I don't think I've ever appreciated my mom as much as I do right now. I realize that she is the one person that's been there for me, and will always have my back.
Love you, mama, <3

Tuesday, September 20, 2011

From a Friend...

Everyday may not be good... but there is something good in everyday.

Sunday, September 18, 2011

A Daughter of the Almighty

For you my dear friends, the sky is the limit. 
You can be excellent in every way.
 Respect yourself. 
Do not feel sorry for yourself. 
Do not dwell on unkind things others may say about you.
 Particularly, pay no attention to what some boy might say to demean you.
 He is no better than you. 
In fact, he has already belittled himself by his actions.

The Lord did not send you here to fail.
 He did not give you life to waste it.
 He bestowed upon you the gift of mortality, that you might gain experience, positive, wonderful, purposeful experience that will lead to life eternal.

*President Gordon B. Hinckley, Words of a Prophet:
Daughters of the Almighty, New Era, Nov. 2003

Tuesday, September 13, 2011

-Ten Truths Tuesday

Its been awhile, so why not post a Ten Truths Tuesday today?

1* I wish I lived in the 1950's.
2* I kinda sorta wish I could sing. Not just play around, but really sing.
3* I love looking back at the memories I made and lived through.
4* My best friends are great. I love that I can talk to them about anything.
5* The Titan girls soccer team is like my second family. We are so so tight this year and it's great.
6* Brown M&M's are my favorite treat.
7* My testimony has grown with only a few weeks of Seminary under my belt.
8* I love the awkward glances you get in the hall from your old friends. I think it's funny that its so different now that people have given up.
9* I'm not diggin' this whole "growing up" thing.
10* I'm loving my life, and I'm loving myself.

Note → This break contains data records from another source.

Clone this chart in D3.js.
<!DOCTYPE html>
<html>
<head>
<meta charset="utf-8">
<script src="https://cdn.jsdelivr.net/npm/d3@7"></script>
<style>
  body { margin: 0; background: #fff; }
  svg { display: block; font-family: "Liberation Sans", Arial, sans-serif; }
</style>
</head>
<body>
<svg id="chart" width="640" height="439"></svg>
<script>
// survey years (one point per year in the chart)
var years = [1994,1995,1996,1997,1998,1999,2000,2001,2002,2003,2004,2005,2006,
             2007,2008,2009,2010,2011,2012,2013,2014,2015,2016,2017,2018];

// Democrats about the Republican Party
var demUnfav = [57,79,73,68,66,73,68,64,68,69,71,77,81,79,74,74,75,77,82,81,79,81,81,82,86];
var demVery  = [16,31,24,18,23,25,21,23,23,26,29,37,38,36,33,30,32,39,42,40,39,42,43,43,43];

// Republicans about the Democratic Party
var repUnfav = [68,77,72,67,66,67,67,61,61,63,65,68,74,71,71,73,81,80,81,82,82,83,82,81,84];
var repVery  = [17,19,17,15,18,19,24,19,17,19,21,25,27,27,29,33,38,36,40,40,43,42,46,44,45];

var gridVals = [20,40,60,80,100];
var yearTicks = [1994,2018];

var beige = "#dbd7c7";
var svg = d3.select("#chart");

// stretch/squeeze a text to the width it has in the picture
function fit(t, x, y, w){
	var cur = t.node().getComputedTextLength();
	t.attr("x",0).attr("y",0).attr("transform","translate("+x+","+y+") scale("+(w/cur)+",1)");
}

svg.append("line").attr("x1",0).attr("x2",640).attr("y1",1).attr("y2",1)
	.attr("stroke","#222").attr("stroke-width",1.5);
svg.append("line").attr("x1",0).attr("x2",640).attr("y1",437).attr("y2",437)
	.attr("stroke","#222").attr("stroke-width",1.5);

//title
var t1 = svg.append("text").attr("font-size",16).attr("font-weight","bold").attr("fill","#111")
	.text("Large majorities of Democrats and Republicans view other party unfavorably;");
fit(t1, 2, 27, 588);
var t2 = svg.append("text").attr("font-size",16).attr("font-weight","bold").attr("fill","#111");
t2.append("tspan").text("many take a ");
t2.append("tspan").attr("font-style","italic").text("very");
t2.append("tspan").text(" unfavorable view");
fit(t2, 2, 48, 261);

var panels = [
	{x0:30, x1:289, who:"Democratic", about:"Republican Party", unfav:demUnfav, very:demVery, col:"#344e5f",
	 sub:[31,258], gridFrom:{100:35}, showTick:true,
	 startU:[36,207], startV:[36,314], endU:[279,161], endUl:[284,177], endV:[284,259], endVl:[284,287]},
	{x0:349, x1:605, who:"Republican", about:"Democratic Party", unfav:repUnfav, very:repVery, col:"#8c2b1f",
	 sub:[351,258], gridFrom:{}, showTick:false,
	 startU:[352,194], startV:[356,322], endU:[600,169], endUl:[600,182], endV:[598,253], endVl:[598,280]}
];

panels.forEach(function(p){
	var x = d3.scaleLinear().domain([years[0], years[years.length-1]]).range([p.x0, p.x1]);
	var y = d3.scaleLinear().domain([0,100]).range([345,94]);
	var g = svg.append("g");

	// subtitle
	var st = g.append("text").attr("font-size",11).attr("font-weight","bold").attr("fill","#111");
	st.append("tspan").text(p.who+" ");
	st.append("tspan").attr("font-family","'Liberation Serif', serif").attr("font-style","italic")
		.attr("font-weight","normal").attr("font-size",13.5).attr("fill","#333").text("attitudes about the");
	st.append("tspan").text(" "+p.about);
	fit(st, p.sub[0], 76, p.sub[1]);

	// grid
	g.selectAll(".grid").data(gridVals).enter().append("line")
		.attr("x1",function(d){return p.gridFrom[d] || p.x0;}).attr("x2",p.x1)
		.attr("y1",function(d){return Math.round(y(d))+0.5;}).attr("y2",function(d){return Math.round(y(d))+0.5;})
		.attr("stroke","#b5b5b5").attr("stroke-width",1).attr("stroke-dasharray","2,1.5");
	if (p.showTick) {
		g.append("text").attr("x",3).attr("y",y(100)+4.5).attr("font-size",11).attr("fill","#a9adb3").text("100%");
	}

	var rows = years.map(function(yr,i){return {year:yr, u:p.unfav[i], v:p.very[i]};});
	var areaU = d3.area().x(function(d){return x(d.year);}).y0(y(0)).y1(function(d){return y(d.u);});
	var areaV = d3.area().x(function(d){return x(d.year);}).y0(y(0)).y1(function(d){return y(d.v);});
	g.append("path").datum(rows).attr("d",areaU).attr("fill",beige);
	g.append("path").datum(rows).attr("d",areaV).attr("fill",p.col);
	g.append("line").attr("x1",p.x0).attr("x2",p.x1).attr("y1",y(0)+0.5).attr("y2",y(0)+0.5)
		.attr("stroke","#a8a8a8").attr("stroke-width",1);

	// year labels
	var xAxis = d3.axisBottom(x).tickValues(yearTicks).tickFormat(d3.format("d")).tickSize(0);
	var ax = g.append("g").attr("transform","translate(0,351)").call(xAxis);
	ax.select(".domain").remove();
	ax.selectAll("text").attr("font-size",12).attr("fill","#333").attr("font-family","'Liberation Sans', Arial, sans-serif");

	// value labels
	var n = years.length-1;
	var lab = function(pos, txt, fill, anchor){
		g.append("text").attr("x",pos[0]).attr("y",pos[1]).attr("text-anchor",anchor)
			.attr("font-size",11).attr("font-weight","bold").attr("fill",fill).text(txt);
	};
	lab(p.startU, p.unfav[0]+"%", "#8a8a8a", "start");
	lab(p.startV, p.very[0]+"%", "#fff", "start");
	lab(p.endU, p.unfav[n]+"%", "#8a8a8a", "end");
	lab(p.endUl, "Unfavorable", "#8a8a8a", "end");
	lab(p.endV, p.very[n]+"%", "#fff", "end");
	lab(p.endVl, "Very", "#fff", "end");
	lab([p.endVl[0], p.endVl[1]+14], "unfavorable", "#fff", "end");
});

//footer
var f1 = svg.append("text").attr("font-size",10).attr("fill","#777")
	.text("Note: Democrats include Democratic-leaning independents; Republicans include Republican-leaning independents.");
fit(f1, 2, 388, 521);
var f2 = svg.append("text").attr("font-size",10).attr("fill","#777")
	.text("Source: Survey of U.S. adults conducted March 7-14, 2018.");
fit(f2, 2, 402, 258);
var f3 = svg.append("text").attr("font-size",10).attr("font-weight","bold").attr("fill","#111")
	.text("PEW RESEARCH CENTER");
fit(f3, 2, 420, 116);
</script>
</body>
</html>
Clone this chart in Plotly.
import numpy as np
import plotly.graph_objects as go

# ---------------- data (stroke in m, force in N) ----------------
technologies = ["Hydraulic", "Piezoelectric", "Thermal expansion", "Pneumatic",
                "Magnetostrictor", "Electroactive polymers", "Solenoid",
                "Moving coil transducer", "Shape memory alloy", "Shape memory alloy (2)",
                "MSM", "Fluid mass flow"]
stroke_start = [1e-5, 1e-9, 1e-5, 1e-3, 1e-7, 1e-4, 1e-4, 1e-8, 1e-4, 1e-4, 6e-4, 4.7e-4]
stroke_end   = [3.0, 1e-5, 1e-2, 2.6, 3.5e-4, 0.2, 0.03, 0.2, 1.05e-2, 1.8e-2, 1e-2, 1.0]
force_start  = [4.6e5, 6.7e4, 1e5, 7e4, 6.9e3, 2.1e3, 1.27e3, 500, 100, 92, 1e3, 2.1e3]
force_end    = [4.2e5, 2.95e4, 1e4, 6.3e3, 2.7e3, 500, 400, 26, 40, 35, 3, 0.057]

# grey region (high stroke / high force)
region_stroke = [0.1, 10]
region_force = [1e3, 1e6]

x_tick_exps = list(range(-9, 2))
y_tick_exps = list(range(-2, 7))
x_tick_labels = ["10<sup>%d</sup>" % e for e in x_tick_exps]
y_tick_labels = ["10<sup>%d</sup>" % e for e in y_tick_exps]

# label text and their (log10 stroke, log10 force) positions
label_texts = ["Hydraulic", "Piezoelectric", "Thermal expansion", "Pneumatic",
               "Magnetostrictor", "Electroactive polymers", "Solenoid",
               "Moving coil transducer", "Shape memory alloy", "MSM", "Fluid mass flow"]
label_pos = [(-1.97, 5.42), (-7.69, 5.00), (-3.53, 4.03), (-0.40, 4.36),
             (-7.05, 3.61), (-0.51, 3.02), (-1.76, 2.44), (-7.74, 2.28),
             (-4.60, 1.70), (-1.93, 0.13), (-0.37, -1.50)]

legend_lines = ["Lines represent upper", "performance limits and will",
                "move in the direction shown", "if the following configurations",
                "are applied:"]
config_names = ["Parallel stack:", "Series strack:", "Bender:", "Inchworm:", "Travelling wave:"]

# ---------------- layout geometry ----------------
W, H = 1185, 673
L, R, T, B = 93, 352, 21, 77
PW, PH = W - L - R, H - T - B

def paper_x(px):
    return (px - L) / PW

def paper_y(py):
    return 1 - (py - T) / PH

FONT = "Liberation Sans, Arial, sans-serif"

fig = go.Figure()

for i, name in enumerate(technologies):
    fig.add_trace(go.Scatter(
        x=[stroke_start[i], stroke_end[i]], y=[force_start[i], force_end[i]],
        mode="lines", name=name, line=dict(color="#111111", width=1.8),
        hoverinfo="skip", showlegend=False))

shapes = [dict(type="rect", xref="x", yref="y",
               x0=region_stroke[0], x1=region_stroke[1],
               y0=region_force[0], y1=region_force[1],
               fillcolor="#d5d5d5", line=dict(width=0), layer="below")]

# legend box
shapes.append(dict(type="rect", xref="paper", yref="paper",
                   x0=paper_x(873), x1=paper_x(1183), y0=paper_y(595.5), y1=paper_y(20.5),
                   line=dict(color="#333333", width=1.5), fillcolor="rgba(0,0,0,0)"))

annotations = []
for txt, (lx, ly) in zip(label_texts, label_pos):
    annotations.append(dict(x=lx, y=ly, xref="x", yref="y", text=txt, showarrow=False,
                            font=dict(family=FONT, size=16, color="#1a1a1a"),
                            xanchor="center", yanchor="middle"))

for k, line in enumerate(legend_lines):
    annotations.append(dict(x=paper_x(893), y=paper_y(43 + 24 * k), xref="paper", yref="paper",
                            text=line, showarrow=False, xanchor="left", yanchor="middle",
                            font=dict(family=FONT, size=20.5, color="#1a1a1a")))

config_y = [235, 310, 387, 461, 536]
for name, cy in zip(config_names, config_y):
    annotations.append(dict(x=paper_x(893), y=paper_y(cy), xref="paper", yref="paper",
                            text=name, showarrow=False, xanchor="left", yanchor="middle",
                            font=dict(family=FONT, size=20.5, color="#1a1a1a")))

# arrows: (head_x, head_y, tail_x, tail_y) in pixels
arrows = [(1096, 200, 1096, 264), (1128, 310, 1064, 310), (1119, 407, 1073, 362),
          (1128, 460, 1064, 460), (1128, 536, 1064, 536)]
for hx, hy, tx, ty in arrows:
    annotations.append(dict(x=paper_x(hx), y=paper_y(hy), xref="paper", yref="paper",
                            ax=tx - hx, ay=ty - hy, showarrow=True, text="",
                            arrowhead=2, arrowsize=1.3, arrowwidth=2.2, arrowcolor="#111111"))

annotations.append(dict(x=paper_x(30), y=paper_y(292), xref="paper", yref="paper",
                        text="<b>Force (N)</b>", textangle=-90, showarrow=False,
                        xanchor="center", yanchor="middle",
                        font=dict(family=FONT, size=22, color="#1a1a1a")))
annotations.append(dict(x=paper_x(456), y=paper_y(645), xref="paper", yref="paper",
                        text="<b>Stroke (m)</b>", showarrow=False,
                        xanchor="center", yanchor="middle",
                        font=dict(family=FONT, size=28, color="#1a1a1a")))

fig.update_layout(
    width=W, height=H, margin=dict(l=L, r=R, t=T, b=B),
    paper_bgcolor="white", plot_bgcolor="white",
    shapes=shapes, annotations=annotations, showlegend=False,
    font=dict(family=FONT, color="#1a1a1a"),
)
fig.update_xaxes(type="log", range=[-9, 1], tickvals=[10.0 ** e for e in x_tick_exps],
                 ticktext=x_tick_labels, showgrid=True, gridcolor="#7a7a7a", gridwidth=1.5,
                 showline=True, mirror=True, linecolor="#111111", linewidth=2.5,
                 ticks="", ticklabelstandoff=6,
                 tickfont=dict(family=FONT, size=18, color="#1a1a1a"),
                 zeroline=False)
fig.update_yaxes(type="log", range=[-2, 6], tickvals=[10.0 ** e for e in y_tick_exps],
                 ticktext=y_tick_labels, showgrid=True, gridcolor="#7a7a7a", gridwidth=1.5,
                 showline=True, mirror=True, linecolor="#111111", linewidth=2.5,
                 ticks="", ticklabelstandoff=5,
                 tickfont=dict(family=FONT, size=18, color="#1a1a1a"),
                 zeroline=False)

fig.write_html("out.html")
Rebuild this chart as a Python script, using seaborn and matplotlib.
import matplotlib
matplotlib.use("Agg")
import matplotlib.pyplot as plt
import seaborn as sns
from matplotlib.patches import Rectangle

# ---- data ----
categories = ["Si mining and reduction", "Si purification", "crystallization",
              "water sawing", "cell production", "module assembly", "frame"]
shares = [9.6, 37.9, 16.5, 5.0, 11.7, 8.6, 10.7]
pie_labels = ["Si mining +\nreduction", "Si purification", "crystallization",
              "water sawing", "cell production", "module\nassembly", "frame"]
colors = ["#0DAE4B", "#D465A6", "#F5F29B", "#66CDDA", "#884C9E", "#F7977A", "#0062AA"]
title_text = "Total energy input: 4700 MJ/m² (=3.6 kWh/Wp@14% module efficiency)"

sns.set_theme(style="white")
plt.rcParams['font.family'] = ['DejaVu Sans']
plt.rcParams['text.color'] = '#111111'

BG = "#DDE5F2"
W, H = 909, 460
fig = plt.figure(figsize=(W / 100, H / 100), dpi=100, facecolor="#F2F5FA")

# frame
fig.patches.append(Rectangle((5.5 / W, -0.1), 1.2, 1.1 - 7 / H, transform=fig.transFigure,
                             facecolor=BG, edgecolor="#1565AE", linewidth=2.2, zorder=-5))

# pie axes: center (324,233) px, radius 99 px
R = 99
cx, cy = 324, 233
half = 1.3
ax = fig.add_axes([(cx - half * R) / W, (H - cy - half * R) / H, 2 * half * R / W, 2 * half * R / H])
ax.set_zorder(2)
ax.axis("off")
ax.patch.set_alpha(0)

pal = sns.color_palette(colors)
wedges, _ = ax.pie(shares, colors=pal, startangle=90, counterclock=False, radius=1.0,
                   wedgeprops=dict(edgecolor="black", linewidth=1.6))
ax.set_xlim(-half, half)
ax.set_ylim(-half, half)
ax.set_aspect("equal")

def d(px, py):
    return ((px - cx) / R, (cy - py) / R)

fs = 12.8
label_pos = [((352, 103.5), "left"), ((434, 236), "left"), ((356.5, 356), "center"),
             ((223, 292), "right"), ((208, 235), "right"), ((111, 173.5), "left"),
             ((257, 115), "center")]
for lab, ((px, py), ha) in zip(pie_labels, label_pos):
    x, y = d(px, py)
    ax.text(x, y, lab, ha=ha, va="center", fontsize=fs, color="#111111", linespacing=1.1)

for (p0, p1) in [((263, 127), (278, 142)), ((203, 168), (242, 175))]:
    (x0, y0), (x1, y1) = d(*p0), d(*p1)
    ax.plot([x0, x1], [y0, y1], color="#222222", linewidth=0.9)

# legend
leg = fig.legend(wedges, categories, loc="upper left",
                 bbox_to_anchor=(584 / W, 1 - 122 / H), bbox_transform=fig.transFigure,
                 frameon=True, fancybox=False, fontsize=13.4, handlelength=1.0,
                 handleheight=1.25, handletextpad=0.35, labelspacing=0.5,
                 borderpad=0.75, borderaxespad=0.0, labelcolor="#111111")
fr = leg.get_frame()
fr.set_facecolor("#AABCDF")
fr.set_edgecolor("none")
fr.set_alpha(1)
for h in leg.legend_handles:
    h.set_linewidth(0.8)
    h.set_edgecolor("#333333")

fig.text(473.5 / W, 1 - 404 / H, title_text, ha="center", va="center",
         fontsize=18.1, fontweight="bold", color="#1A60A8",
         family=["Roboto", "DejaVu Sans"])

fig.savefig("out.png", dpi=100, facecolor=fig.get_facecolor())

Super lame 10 Truths Tuesday, but hey, I liked doing it.

Monday, September 5, 2011

Forgive And Forget

Sometimes, things go awry. You can't help it. Friendships struggle and you tend to lose people. But sometimes, in those rare occasions, you have to forgive and forget. Things have been said and done that seem stupid, but painful. In the end, you find out who your true friends are.
I'm glad we can forgive and forget.
Without some of the close people in my life, I'd be lost.
We are all human. We make mistakes. All of us.
These three words will mean more to me than most any others.